> What is expected
Reproduce the data below in full and exclude every picture.

+++

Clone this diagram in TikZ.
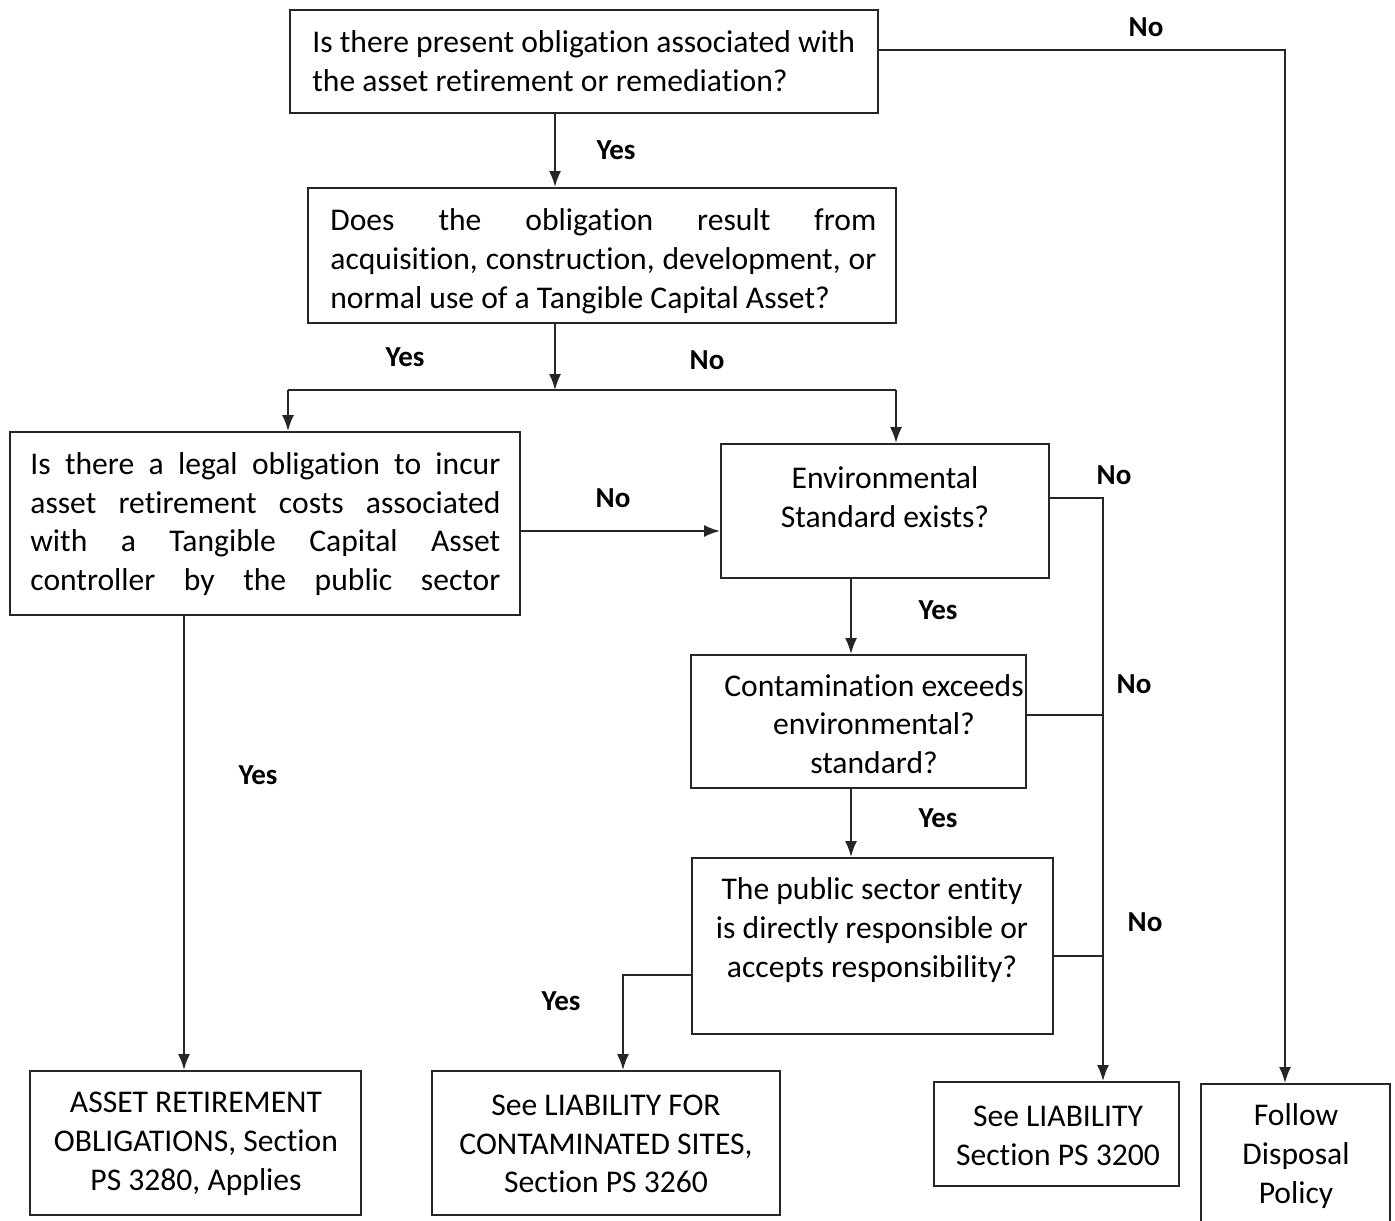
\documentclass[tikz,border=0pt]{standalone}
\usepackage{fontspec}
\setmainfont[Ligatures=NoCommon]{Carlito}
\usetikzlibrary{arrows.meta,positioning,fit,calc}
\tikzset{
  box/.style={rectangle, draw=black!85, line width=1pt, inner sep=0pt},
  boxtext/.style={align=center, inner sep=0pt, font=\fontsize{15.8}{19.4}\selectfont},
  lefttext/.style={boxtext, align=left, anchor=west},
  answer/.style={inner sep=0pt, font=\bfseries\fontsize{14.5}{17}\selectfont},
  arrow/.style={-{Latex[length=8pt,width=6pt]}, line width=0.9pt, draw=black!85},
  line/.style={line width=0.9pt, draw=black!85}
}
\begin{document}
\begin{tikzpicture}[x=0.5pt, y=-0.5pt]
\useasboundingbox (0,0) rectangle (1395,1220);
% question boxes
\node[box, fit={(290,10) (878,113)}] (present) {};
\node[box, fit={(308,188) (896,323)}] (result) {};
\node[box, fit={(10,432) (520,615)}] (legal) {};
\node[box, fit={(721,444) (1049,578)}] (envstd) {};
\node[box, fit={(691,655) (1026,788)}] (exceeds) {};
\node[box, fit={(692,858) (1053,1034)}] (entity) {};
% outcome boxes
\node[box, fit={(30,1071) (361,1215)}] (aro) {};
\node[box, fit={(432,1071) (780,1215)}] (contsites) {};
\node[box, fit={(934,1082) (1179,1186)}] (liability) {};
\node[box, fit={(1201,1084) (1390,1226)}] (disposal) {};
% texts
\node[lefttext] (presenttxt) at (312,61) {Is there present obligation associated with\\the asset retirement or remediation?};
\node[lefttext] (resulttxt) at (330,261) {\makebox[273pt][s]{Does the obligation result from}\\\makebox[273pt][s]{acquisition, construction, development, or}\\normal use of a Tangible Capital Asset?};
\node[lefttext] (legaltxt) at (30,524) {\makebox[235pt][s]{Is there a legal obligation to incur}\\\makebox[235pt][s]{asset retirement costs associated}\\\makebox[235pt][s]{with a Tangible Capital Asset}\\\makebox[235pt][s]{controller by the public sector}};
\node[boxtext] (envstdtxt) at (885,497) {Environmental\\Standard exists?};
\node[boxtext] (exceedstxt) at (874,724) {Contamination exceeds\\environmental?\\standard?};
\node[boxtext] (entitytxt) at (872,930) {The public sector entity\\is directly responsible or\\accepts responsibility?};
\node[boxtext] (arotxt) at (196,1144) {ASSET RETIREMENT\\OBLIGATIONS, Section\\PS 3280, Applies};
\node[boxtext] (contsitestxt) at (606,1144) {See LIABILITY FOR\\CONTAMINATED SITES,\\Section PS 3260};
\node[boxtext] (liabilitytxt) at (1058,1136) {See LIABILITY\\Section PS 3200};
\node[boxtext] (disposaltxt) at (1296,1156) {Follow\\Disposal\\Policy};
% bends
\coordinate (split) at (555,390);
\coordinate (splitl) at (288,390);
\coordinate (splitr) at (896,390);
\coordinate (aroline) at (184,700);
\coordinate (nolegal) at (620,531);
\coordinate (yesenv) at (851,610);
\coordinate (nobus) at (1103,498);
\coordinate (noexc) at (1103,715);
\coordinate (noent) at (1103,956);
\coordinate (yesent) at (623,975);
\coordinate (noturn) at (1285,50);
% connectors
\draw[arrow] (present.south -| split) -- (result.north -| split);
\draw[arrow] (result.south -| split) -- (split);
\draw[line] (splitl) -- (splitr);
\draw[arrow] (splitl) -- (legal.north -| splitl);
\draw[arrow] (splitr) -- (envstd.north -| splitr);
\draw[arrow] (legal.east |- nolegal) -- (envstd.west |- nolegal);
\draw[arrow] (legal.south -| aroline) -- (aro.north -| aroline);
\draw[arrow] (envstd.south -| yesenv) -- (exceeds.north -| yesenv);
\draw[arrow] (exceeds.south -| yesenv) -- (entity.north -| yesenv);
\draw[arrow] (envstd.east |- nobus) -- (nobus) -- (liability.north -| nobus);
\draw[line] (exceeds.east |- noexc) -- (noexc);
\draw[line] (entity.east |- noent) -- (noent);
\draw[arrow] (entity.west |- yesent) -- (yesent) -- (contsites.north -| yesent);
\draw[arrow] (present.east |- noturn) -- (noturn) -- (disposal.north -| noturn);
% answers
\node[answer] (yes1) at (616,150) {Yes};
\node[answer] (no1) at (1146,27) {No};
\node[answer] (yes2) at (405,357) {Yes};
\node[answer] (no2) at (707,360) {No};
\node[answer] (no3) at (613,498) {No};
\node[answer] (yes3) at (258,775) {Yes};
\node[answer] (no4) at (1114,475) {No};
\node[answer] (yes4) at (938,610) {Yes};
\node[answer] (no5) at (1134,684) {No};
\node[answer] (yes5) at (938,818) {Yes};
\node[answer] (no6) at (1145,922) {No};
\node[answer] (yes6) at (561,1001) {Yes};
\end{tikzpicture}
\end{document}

+++

> Written answer
Clone this diagram in TikZ.
\documentclass[tikz,border=0pt]{standalone}
\usepackage{fontspec}
\setmainfont[Ligatures=NoCommon]{Carlito}
\usetikzlibrary{arrows.meta,positioning,fit,calc}
\tikzset{
  box/.style={rectangle, draw=black!85, line width=1pt, inner sep=0pt},
  boxtext/.style={align=center, inner sep=0pt, font=\fontsize{15.8}{19.4}\selectfont},
  lefttext/.style={boxtext, align=left, anchor=west},
  answer/.style={inner sep=0pt, font=\bfseries\fontsize{14.5}{17}\selectfont},
  arrow/.style={-{Latex[length=8pt,width=6pt]}, line width=0.9pt, draw=black!85},
  line/.style={line width=0.9pt, draw=black!85}
}
\begin{document}
\begin{tikzpicture}[x=0.5pt, y=-0.5pt]
\useasboundingbox (0,0) rectangle (1395,1220);
% question boxes
\node[box, fit={(290,10) (878,113)}] (present) {};
\node[box, fit={(308,188) (896,323)}] (result) {};
\node[box, fit={(10,432) (520,615)}] (legal) {};
\node[box, fit={(721,444) (1049,578)}] (envstd) {};
\node[box, fit={(691,655) (1026,788)}] (exceeds) {};
\node[box, fit={(692,858) (1053,1034)}] (entity) {};
% outcome boxes
\node[box, fit={(30,1071) (361,1215)}] (aro) {};
\node[box, fit={(432,1071) (780,1215)}] (contsites) {};
\node[box, fit={(934,1082) (1179,1186)}] (liability) {};
\node[box, fit={(1201,1084) (1390,1226)}] (disposal) {};
% texts
\node[lefttext] (presenttxt) at (312,61) {Is there present obligation associated with\\the asset retirement or remediation?};
\node[lefttext] (resulttxt) at (330,261) {\makebox[273pt][s]{Does the obligation result from}\\\makebox[273pt][s]{acquisition, construction, development, or}\\normal use of a Tangible Capital Asset?};
\node[lefttext] (legaltxt) at (30,524) {\makebox[235pt][s]{Is there a legal obligation to incur}\\\makebox[235pt][s]{asset retirement costs associated}\\\makebox[235pt][s]{with a Tangible Capital Asset}\\\makebox[235pt][s]{controller by the public sector}};
\node[boxtext] (envstdtxt) at (885,497) {Environmental\\Standard exists?};
\node[boxtext] (exceedstxt) at (874,724) {Contamination exceeds\\environmental?\\standard?};
\node[boxtext] (entitytxt) at (872,930) {The public sector entity\\is directly responsible or\\accepts responsibility?};
\node[boxtext] (arotxt) at (196,1144) {ASSET RETIREMENT\\OBLIGATIONS, Section\\PS 3280, Applies};
\node[boxtext] (contsitestxt) at (606,1144) {See LIABILITY FOR\\CONTAMINATED SITES,\\Section PS 3260};
\node[boxtext] (liabilitytxt) at (1058,1136) {See LIABILITY\\Section PS 3200};
\node[boxtext] (disposaltxt) at (1296,1156) {Follow\\Disposal\\Policy};
% bends
\coordinate (split) at (555,390);
\coordinate (splitl) at (288,390);
\coordinate (splitr) at (896,390);
\coordinate (aroline) at (184,700);
\coordinate (nolegal) at (620,531);
\coordinate (yesenv) at (851,610);
\coordinate (nobus) at (1103,498);
\coordinate (noexc) at (1103,715);
\coordinate (noent) at (1103,956);
\coordinate (yesent) at (623,975);
\coordinate (noturn) at (1285,50);
% connectors
\draw[arrow] (present.south -| split) -- (result.north -| split);
\draw[arrow] (result.south -| split) -- (split);
\draw[line] (splitl) -- (splitr);
\draw[arrow] (splitl) -- (legal.north -| splitl);
\draw[arrow] (splitr) -- (envstd.north -| splitr);
\draw[arrow] (legal.east |- nolegal) -- (envstd.west |- nolegal);
\draw[arrow] (legal.south -| aroline) -- (aro.north -| aroline);
\draw[arrow] (envstd.south -| yesenv) -- (exceeds.north -| yesenv);
\draw[arrow] (exceeds.south -| yesenv) -- (entity.north -| yesenv);
\draw[arrow] (envstd.east |- nobus) -- (nobus) -- (liability.north -| nobus);
\draw[line] (exceeds.east |- noexc) -- (noexc);
\draw[line] (entity.east |- noent) -- (noent);
\draw[arrow] (entity.west |- yesent) -- (yesent) -- (contsites.north -| yesent);
\draw[arrow] (present.east |- noturn) -- (noturn) -- (disposal.north -| noturn);
% answers
\node[answer] (yes1) at (616,150) {Yes};
\node[answer] (no1) at (1146,27) {No};
\node[answer] (yes2) at (405,357) {Yes};
\node[answer] (no2) at (707,360) {No};
\node[answer] (no3) at (613,498) {No};
\node[answer] (yes3) at (258,775) {Yes};
\node[answer] (no4) at (1114,475) {No};
\node[answer] (yes4) at (938,610) {Yes};
\node[answer] (no5) at (1134,684) {No};
\node[answer] (yes5) at (938,818) {Yes};
\node[answer] (no6) at (1145,922) {No};
\node[answer] (yes6) at (561,1001) {Yes};
\end{tikzpicture}
\end{document}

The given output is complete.